PILOTS and residents living close to Old Sarum airfield were at a public consultation on multi-million pound plans to develop the site.

Plans for hundreds of homes, aircraft hangars, a visitor and conference centre, and a new restaurant are due to be submitted to Wiltshire Council for outline planning permission next month.

Around 200 people attended the consultation at the airfield’s Skies Cafe on Friday to talk to the airfield operators, architects, archaeologists and engineers.

Associate consultant at Wessex Archaeology Chris Moore said: “People are interested in the preservation and continued use of the airfield. There are also concerns about traffic. Generally speaking, people want to know whether what is being proposed will change the nature of the airfield.”

Yolanda Long, who lives at the bottom of the runway in Ford said: “Where’s all the traffic going to go? I can’t get out of my road at the moment as it is, and if you are going to build that amount of houses, you’ve got to put shops and schools in place.”

Nigel Greenwood of Merrifield Road, Ford, said: “People come to Ford because of its rural feel but it’s close to town. With all these houses, it is being brought into an urban environment.

“We’re also concerned about our access and the safety of the roads, which are treacherous already at times.”

Fears were also expressed about lanes being used as rat runs by parents dropping children off at the new school being built at the nearby Hampton Park II development.

Dickie Bird from Ford said: “I fly here occasionally and I’m concerned that a lot of people will buy a house and then say we can’t have an airfield here because of the noise.

“Whoever is selling these houses needs to make sure people know they will be living by the side of a very historic airfield.”

Old Sarum Airfield Ltd director Grenville Hodge said the feedback had been “very useful”.

“Some of the feedback has involved adding a shop, which I would be delighted to do, and allow for more footpaths around the parish,” he said.

“We have found that people are concerned because they don’t know what’s going to happen but when we explain what we are doing, unless they’re directly affected, they think it’s good and that it’s the right thing to do.”

About 470 homes is to be split into two sections: 320 houses at the western end of the hangars and 150 houses on the south-eastern boundary of the airfield next to Ford, in front of Merrifield Road and Manor Farm Road.

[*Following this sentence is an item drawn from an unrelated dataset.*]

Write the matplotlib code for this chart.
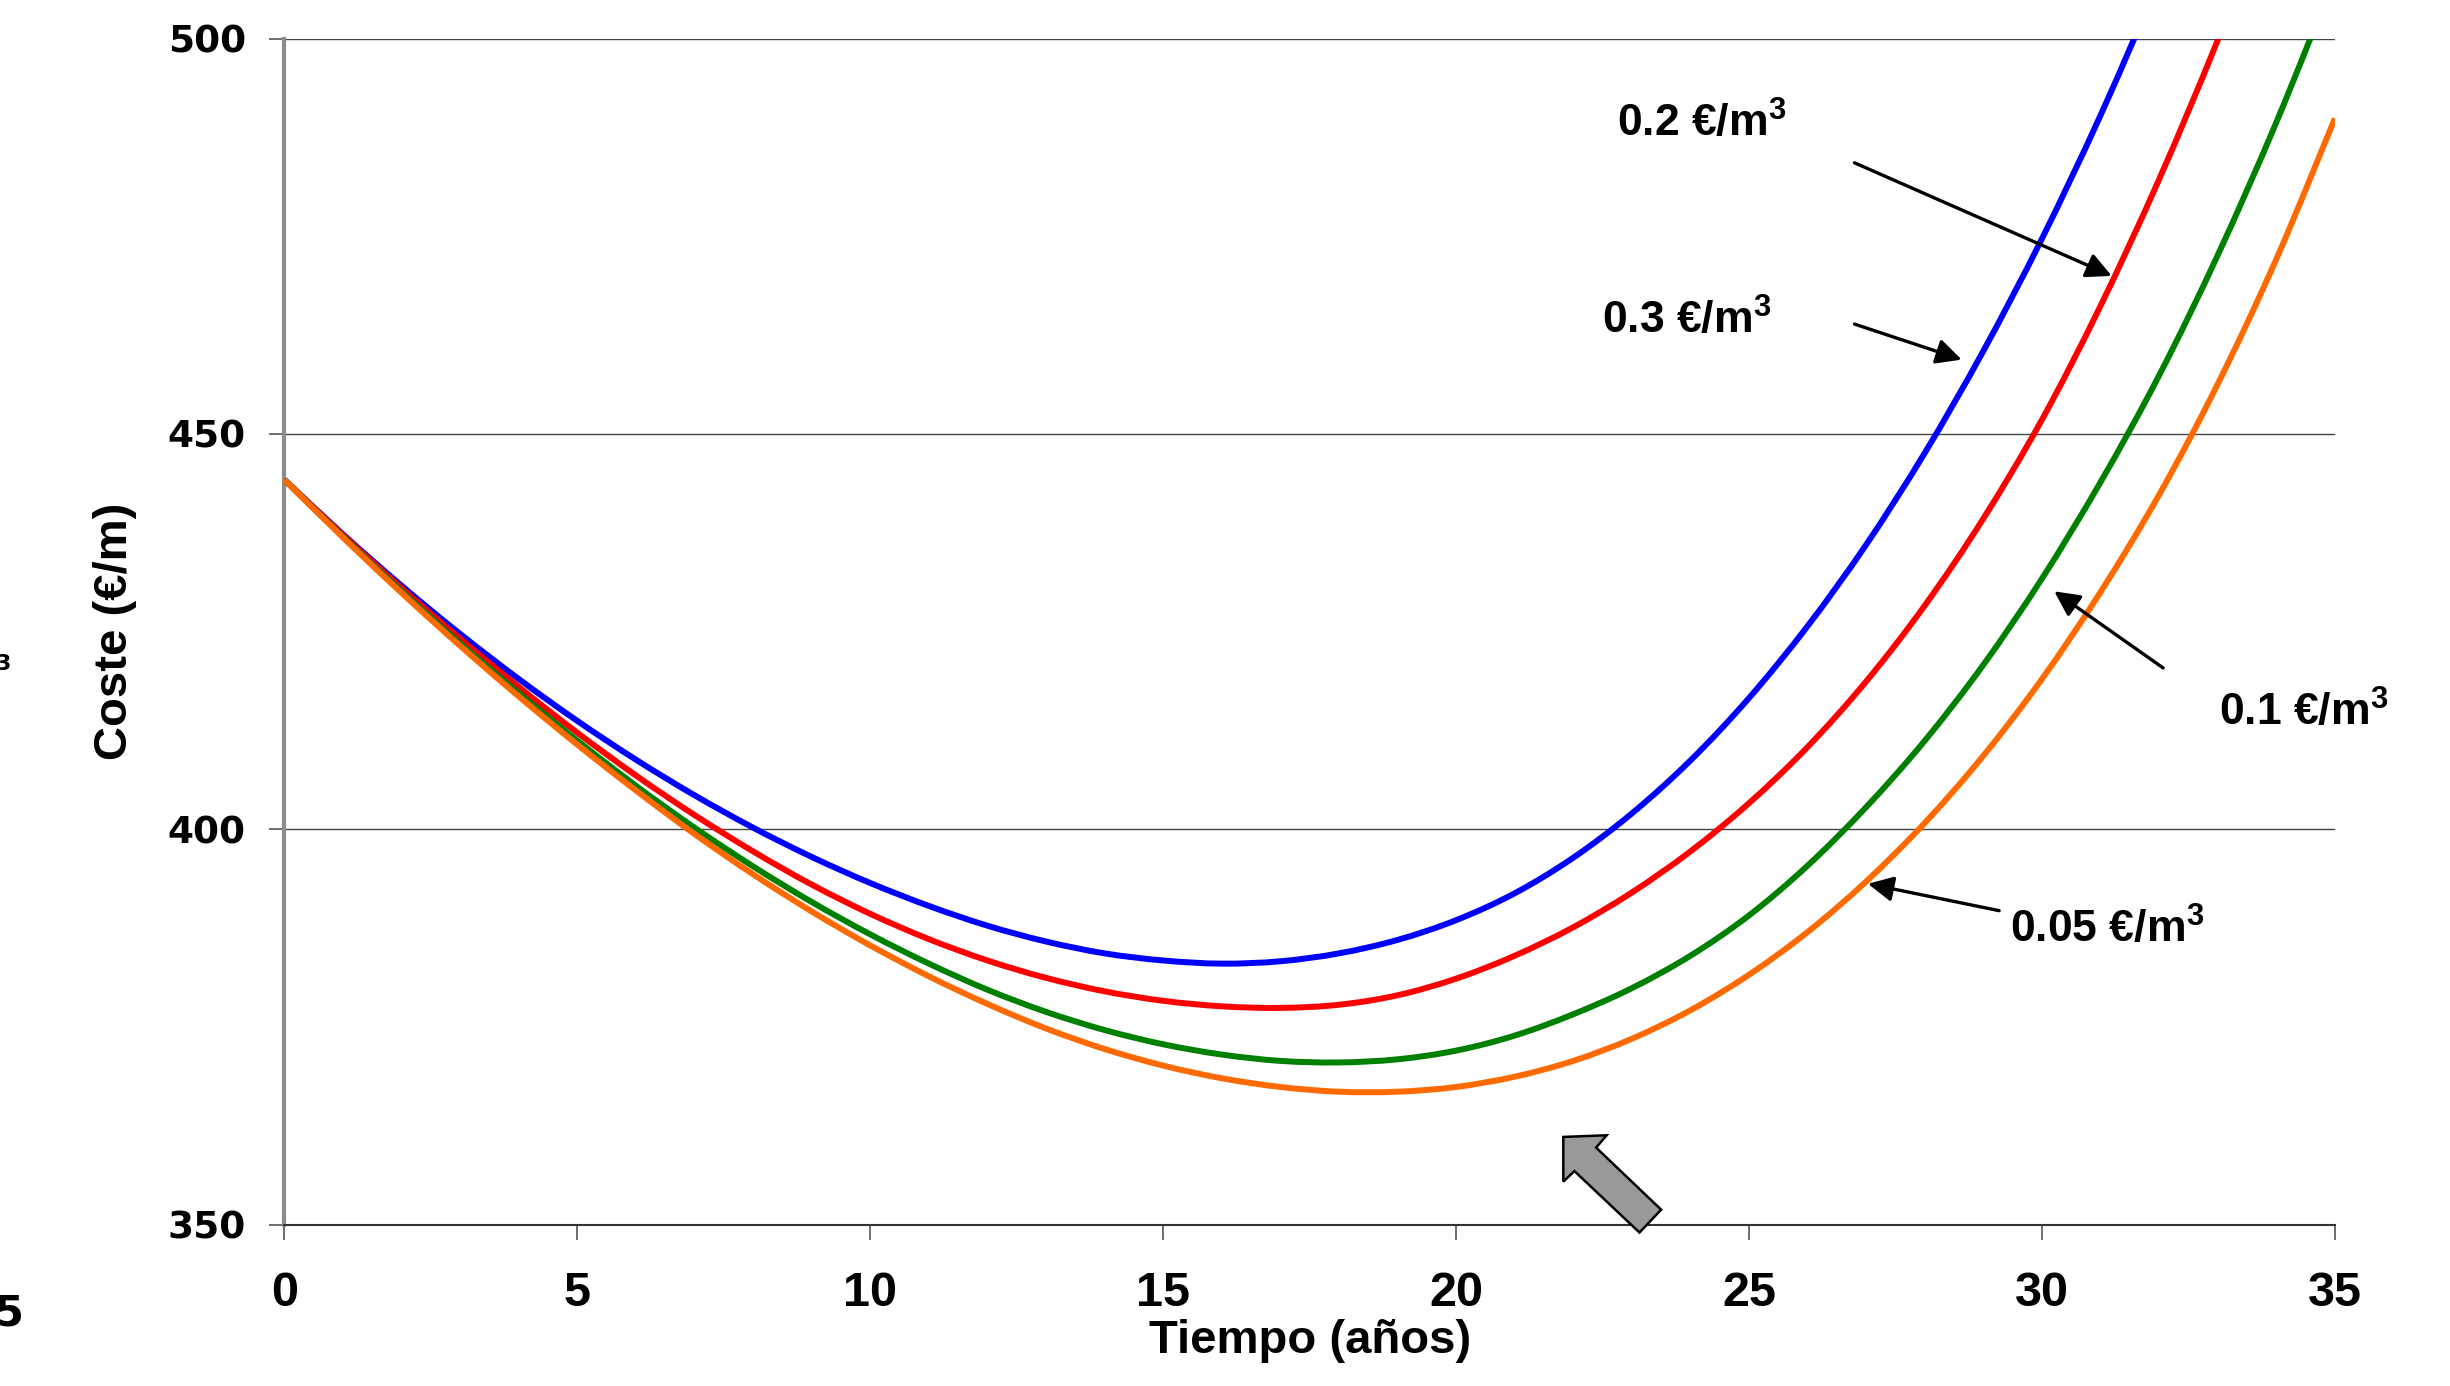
import matplotlib

matplotlib.use("Agg")
import matplotlib.pyplot as plt
import numpy as np
from matplotlib.patches import PathPatch, Polygon
from matplotlib.path import Path

plt.rcParams["mathtext.fontset"] = "custom"
plt.rcParams["mathtext.bf"] = "Liberation Sans:bold"
plt.rcParams["mathtext.rm"] = "Liberation Sans"

# values (coste in €/m vs años)
years = list(range(36))
coste_03 = [444.2, 437.3, 430.8, 424.7, 419.0, 413.7, 408.8, 404.3, 400.2, 396.5,
            393.2, 390.3, 387.8, 385.8, 384.3, 383.4, 383.0, 383.3, 384.3, 386.0,
            388.5, 391.9, 396.4, 402.0, 408.7, 416.6, 425.7, 436.0, 447.6, 460.5,
            474.7, 490.3, 507.3]
coste_02 = [444.2, 437.2, 430.5, 424.1, 418.0, 412.2, 406.8, 401.8, 397.2, 393.0,
            389.3, 386.1, 383.4, 381.2, 379.5, 378.3, 377.6, 377.4, 377.8, 379.0,
            381.1, 384.0, 387.6, 392.0, 397.2, 403.3, 410.4, 418.7, 428.3, 439.3,
            451.8, 466.2, 482.2, 499.8, 519.0]
coste_01 = [444.2, 437.0, 430.1, 423.5, 417.2, 411.2, 405.5, 400.2, 395.3, 390.8,
            386.7, 383.0, 379.7, 376.9, 374.6, 372.8, 371.5, 370.7, 370.5, 370.9,
            372.0, 373.9, 376.6, 379.9, 384.0, 389.1, 395.4, 402.8, 411.2, 420.8,
            431.7, 443.9, 457.4, 472.6, 489.4, 507.8]
coste_005 = [444.2, 436.9, 429.9, 423.2, 416.8, 410.7, 404.9, 399.4, 394.3, 389.6,
             385.3, 381.4, 377.9, 374.8, 372.2, 370.1, 368.5, 367.4, 366.8, 366.8,
             367.4, 368.7, 370.7, 373.5, 377.1, 381.6, 387.0, 393.4, 400.8, 409.3,
             419.0, 430.0, 442.3, 456.3, 472.1, 489.9]

series = [
    (coste_03, "#0000FF"),
    (coste_02, "#FF0000"),
    (coste_01, "#008000"),
    (coste_005, "#FF6A00"),
]

x_ticks = [0, 5, 10, 15, 20, 25, 30, 35]
y_ticks = [350, 400, 450, 500]

# label text, text position, arrow tail, arrow tip (data coords)
labels = [
    ("0.2 €/m", (22.75, 487.6), (26.80, 484.3), (31.19, 470.0)),
    ("0.3 €/m", (22.49, 462.7), (26.80, 463.9), (28.63, 459.4)),
    ("0.1 €/m", (33.03, 413.1), (32.07, 420.4), (30.21, 430.1)),
    ("0.05 €/m", (29.46, 385.7), (29.27, 389.7), (27.03, 393.1)),
]

# big grey block arrow near the x axis
gray_arrow = [(21.83, 361.08), (22.57, 361.29), (22.39, 359.73), (23.50, 351.88),
              (23.13, 348.99), (22.02, 356.76), (21.83, 355.43)]


def smooth_path(xs, ys):
    """Smoothed line through the points (like a spreadsheet 'smoothed line')."""
    pts = np.column_stack([xs, ys]).astype(float)
    n = len(pts)
    verts = [pts[0]]
    codes = [Path.MOVETO]
    for i in range(n - 1):
        p0 = pts[max(i - 1, 0)]
        p1 = pts[i]
        p2 = pts[i + 1]
        p3 = pts[min(i + 2, n - 1)]
        c1 = p1 + (p2 - p0) / 6.0
        c2 = p2 - (p3 - p1) / 6.0
        verts += [c1, c2, p2]
        codes += [Path.CURVE4] * 3
    return Path(verts, codes)


fig = plt.figure(figsize=(24.5, 13.86), dpi=100)
ax = fig.add_axes([0.1161, 0.1165, 0.8369, 0.8556])

for vals, color in series:
    ax.add_patch(PathPatch(smooth_path(years[:len(vals)], vals), facecolor="none",
                           edgecolor=color, lw=4.3, zorder=3))

ax.set_xlim(0, 35)
ax.set_ylim(350, 500)
ax.set_xticks(x_ticks)
ax.set_yticks(y_ticks)
ax.grid(axis="y", color="#444444", lw=1.0, zorder=1)
ax.grid(axis="x", visible=False)

for side in ("top", "right"):
    ax.spines[side].set_visible(False)
ax.spines["left"].set_color("#8c8c8c")
ax.spines["left"].set_linewidth(3)
ax.spines["bottom"].set_color("#333333")
ax.spines["bottom"].set_linewidth(1.5)

ax.tick_params(axis="both", direction="out", length=10.8, width=1.2, color="#555555")
ax.tick_params(axis="y", pad=17)
ax.tick_params(axis="x", pad=23)
for lab in ax.get_yticklabels():
    lab.set_fontfamily("DejaVu Sans")
    lab.set_fontweight("bold")
    lab.set_fontsize(27)
for lab in ax.get_xticklabels():
    lab.set_fontfamily("Liberation Sans")
    lab.set_fontweight("bold")
    lab.set_fontsize(35)

ax.set_xlabel("Tiempo (años)", fontfamily="Liberation Sans", fontweight="bold", fontsize=34)
ax.set_ylabel("Coste (€/m)", fontfamily="Liberation Sans", fontweight="bold", fontsize=34)
ax.xaxis.set_label_coords(0.5, -0.08)
ax.yaxis.set_label_coords(-0.072, 0.5)

for text, pos, tail, tip in labels:
    ax.text(pos[0], pos[1], text + r"$^{\mathbf{3}}$", fontfamily="Liberation Sans",
            fontweight="bold", fontsize=32, va="baseline", ha="left", zorder=5)
    ax.annotate("", xy=tip, xytext=tail,
                arrowprops=dict(arrowstyle="-|>", color="black", lw=2.4,
                                mutation_scale=38, shrinkA=0, shrinkB=0),
                zorder=5)

ax.add_patch(Polygon(gray_arrow, closed=True, facecolor="#999999", edgecolor="black",
                     lw=1.8, clip_on=False, zorder=6))

# stray bits of a neighbouring chart cut at the left edge
fig.text(0.0044, 0.521, "3", fontfamily="DejaVu Sans", fontweight="bold",
         fontsize=16, ha="right", va="center")
fig.text(0.0095, 0.044, "5", fontfamily="DejaVu Sans", fontweight="bold",
         fontsize=30, ha="right", va="baseline")

fig.savefig("out.png", dpi=100)
plt.close(fig)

The former is to have a “marina feel” where residents can sit out on balconies and watch aircraft taking off and landing, while the latter is to have arts and crafts-style housing.

Private aircraft hangars in the shape of Spitfire wings are set to include accommodation for owners who want to fly in and stay for the weekend or longer.

The airfield is just one of three in England that has been in continuous use as a grass flying field since construction in World War I and it is the only one of the three currently in civilian use and open to the public.